John Gray revealed some ground-breaking insights into the vast differences between men and women in his now-famous book, Men Are from Mars, Women Are from Venus. It was the start of a prolific series that's so well-known that the original title has become a widely-understood expression in the English language.Men and women are different in more than just the language of love. The physical characteristics of the heart might be the same, but the signs of a heart attack are quite different between men and women.
Heart Disease Causes 1 in 4 Deaths Each Year
Contrary to former popular belief, women are just as likely as men to have a heart attack. In fact, heart disease is the number one killer of women, and it takes more lives than all forms of cancer combined.
Mainstream knowledge emphasizes the signs and symptoms in men: the “classic,” chest-clutching depiction we see in the media. But even that’s not accurate. No two heart attacks are alike, even for the same individual – and some are silent, with few or no obvious symptoms.
Signs of a Heart Attack in Men
Heart attacks are also the number one killer of men, identified as the cause of more than half of all deaths among men in 2009.

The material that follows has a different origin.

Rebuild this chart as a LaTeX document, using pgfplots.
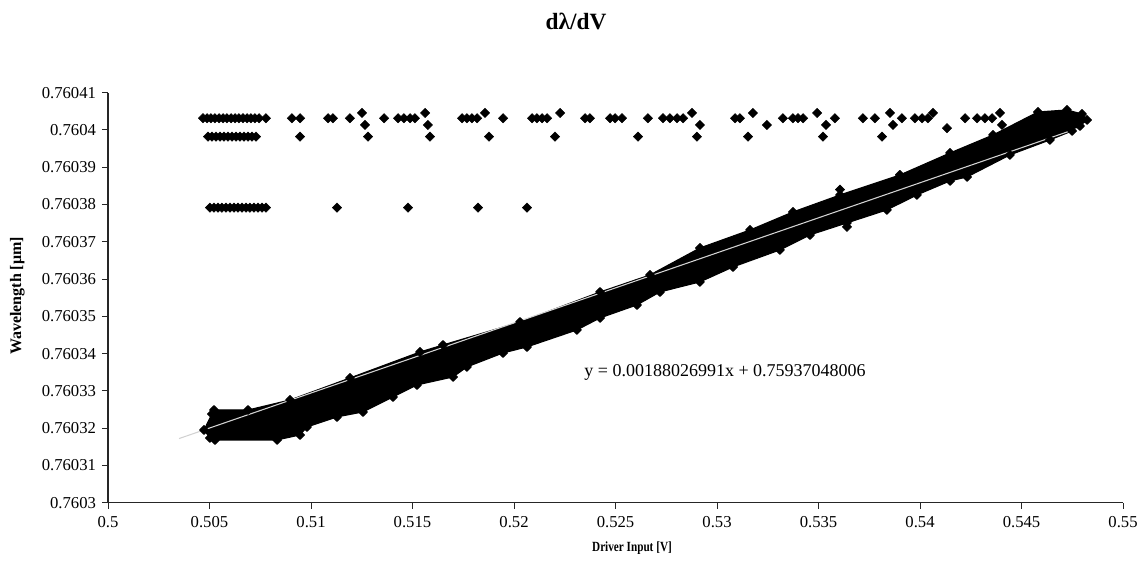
\documentclass[border=0pt]{standalone}
\usepackage{fontspec}
\setmainfont{Liberation Serif}
\usepackage{pgfplots}
\pgfplotsset{compat=1.18}
% wavelengths are written in full (0.7603xxxx um); the trafo splits off the leading 0.7603
% so that all digits survive (y is then in units of 1e-5 um above 0.7603)
\def\wlraw0.760#1#2#3\relax{\ifnum#1=3 \edef\pgfmathresult{#2.#3}\else\edef\pgfmathresult{1#2.#3}\fi}
\def\wlflt1Y7.60#1#2#3e#4\relax{\ifnum#1=3 \edef\pgfmathresult{#2.#3}\else\edef\pgfmathresult{1#2.#3}\fi}
\def\wlparse#1#2\relax{\ifx0#1\wlraw#1#2\relax\else\wlflt#1#2\relax\fi}
\begin{document}
\begin{tikzpicture}
\useasboundingbox (-81pt,-49pt) rectangle (775.5pt,377pt);
\begin{axis}[
  at={(0,0)}, anchor=south west,
  scale only axis, width=761.25pt, height=307.5pt,
  y coord trafo/.code={\edef\wltmp{#1}\expandafter\wlparse\wltmp\relax},
  xmin=0.5, xmax=0.55,
  ymin=0.760300001, ymax=0.760410001,
  axis x line=bottom, axis y line=left,
  axis line style={-, black!85, line width=0.8pt},
  tick align=outside, major tick length=4.5pt,
  tick style={black!85, line width=0.7pt},
  xtick={0.5,0.505,0.51,0.515,0.52,0.525,0.53,0.535,0.54,0.545,0.55},
  xticklabels={0.5,0.505,0.51,0.515,0.52,0.525,0.53,0.535,0.54,0.545,0.55},
  ytick={0.760300001,0.760310001,0.760320001,0.760330001,0.760340001,0.760350001,0.760360001,0.760370001,0.760380001,0.760390001,0.760400001,0.760410001},
  yticklabels={0.7603,0.76031,0.76032,0.76033,0.76034,0.76035,0.76036,0.76037,0.76038,0.76039,0.7604,0.76041},
  ticklabel style={font=\fontsize{12.5}{14}\selectfont},
  xticklabel style={yshift=-2pt},
  yticklabel style={xshift=-1pt},
]
% dense cloud of measured points (outline of the overlapping markers)
\addplot[draw=black, fill=black, line width=0.8pt, line join=round,
  mark=square*, mark size=2.3pt, mark options={rotate=45, fill=black, draw=black, solid}] coordinates {
(0.50473,0.76031951) (0.50512,0.76032380) (0.50522,0.76032487) (0.50690,0.76032487)
(0.50897,0.76032756) (0.51192,0.76033346) (0.51537,0.76034044) (0.51650,0.76034231)
(0.52030,0.76034848) (0.52424,0.76035653) (0.52670,0.76036110) (0.52916,0.76036834)
(0.53163,0.76037317) (0.53374,0.76037800) (0.53606,0.76038256) (0.53901,0.76038793)
(0.54148,0.76039383) (0.54360,0.76039866) (0.54581,0.76040483) (0.54724,0.76040537)
(0.54798,0.76040429) (0.54823,0.76040268)
(0.54788,0.76040107) (0.54749,0.76039973) (0.54640,0.76039732) (0.54443,0.76039329)
(0.54232,0.76038739) (0.54148,0.76038632) (0.53985,0.76038256) (0.53837,0.76037854)
(0.53640,0.76037505) (0.53458,0.76037183) (0.53310,0.76036780) (0.53079,0.76036324)
(0.52916,0.76035922) (0.52719,0.76035653) (0.52606,0.76035305) (0.52424,0.76034956)
(0.52310,0.76034634) (0.52064,0.76034178) (0.51946,0.76034017) (0.51768,0.76033641)
(0.51700,0.76033373) (0.51522,0.76033158) (0.51404,0.76032836) (0.51256,0.76032434)
(0.51128,0.76032300) (0.50980,0.76032031) (0.50946,0.76031817) (0.50833,0.76031682)
(0.50527,0.76031682) (0.50502,0.76031736)
} -- cycle;
% isolated points
\addplot[only marks, mark=square*, mark size=2.45pt, mark options={rotate=45, fill=black, draw=black}] table {
x y
0.50468 0.76040314
0.50488 0.76040314
0.50507 0.76040314
0.50527 0.76040314
0.50547 0.76040314
0.50567 0.76040314
0.50586 0.76040314
0.50606 0.76040314
0.50626 0.76040314
0.50645 0.76040314
0.50665 0.76040314
0.50685 0.76040314
0.50704 0.76040314
0.50724 0.76040314
0.50744 0.76040314
0.50778 0.76040314
0.50906 0.76040314
0.50946 0.76040314
0.51084 0.76040314
0.51108 0.76040314
0.51192 0.76040314
0.51251 0.76040456
0.51266 0.76040134
0.51360 0.76040314
0.51429 0.76040314
0.51458 0.76040314
0.51488 0.76040314
0.51512 0.76040314
0.51562 0.76040456
0.51576 0.76040134
0.51744 0.76040314
0.51768 0.76040314
0.51793 0.76040314
0.51818 0.76040314
0.51857 0.76040456
0.51946 0.76040314
0.52089 0.76040314
0.52113 0.76040314
0.52138 0.76040314
0.52163 0.76040314
0.52227 0.76040456
0.52350 0.76040314
0.52374 0.76040314
0.52473 0.76040314
0.52498 0.76040314
0.52532 0.76040314
0.52660 0.76040314
0.52734 0.76040314
0.52768 0.76040314
0.52803 0.76040314
0.52833 0.76040314
0.52877 0.76040456
0.52916 0.76040134
0.53089 0.76040314
0.53113 0.76040314
0.53177 0.76040456
0.53246 0.76040134
0.53325 0.76040314
0.53374 0.76040314
0.53399 0.76040314
0.53424 0.76040314
0.53493 0.76040456
0.53537 0.76040134
0.53581 0.76040314
0.53719 0.76040314
0.53778 0.76040314
0.53852 0.76040456
0.53867 0.76040134
0.53911 0.76040314
0.53975 0.76040314
0.54010 0.76040314
0.54039 0.76040314
0.54064 0.76040456
0.54133 0.76040046
0.54222 0.76040314
0.54281 0.76040314
0.54320 0.76040314
0.54355 0.76040314
0.54394 0.76040456
0.54404 0.76040134
0.50493 0.76039820
0.50512 0.76039820
0.50532 0.76039820
0.50552 0.76039820
0.50571 0.76039820
0.50591 0.76039820
0.50611 0.76039820
0.50631 0.76039820
0.50650 0.76039820
0.50670 0.76039820
0.50690 0.76039820
0.50709 0.76039820
0.50729 0.76039820
0.50946 0.76039820
0.51281 0.76039820
0.51586 0.76039820
0.51877 0.76039820
0.52202 0.76039820
0.52611 0.76039820
0.52901 0.76039820
0.53153 0.76039820
0.53522 0.76039820
0.53813 0.76039820
0.50502 0.76037915
0.50522 0.76037915
0.50542 0.76037915
0.50561 0.76037915
0.50581 0.76037915
0.50601 0.76037915
0.50621 0.76037915
0.50640 0.76037915
0.50660 0.76037915
0.50680 0.76037915
0.50699 0.76037915
0.50719 0.76037915
0.50739 0.76037915
0.50759 0.76037915
0.50778 0.76037915
0.51128 0.76037915
0.51478 0.76037915
0.51823 0.76037915
0.52064 0.76037915
0.53640 0.76037400
0.53606 0.76038400
};
% linear trendline y = 0.00188026991x + 0.75937048006
\addplot[gray!35, line width=0.8pt] coordinates {(0.5035,0.76031720) (0.5478,0.76040049)};
\end{axis}
\node[font=\fontsize{17.5}{19}\selectfont\bfseries] at (351pt,361pt) {dλ/dV};
\node[rotate=90, font=\fontsize{12}{14}\selectfont\bfseries] at (-68pt,155pt) {Wavelength [μm]};
\node[font=\fontsize{10.5}{12}\selectfont\bfseries] at (393pt,-34pt) {\scalebox{0.8}[1]{Driver Input [V]}};
\node[font=\fontsize{13.5}{15}\selectfont] at (462.75pt,97.3pt) {y = 0.00188026991x + 0.75937048006};
\end{tikzpicture}
\end{document}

The most common signs of a heart attack in men include:
- Chest pain or burning
- Chest pressure or tightness
- Chest discomfort
- Pain or discomfort in arms (one or both), back, neck or jaw
- Stomach pain or heartburn-like feelings in the abdominal area
- Shortness of breath
- Lightheadedness, nausea or cold sweats
Chest pain is the most common symptom of a heart attack in both men and women. However, women are much more likely to experience the less obvious symptoms, according to Go Red for Women, an American Heart Association-affiliated organization that promotes awareness of cardiovascular disease in women.
Some of these symptoms include:
- Shortness of breath, sometimes with chest discomfort
- Cold sweat, dizziness, lightheadedness, fainting or nausea
- Pain or discomfort in one or both arms, the neck, jaw, back or stomach
- Extreme fatigue
- Pressure, tightness or squeezing feeling in the chest
- Chest pain or pressure in the upper back
According to the CDC, nearly half (47 percent) of sudden cardiac deaths occur outside of the hospital setting, suggesting that we’re not recognizing the early warning signs in time to seek life-saving treatment. Learn the signs and symptoms. If you suspect you or a loved one is experiencing a heart attack, don’t wait – call 9-1-1 immediately. Those 30 extra seconds could be the very moments that save your life or the life of your loved one.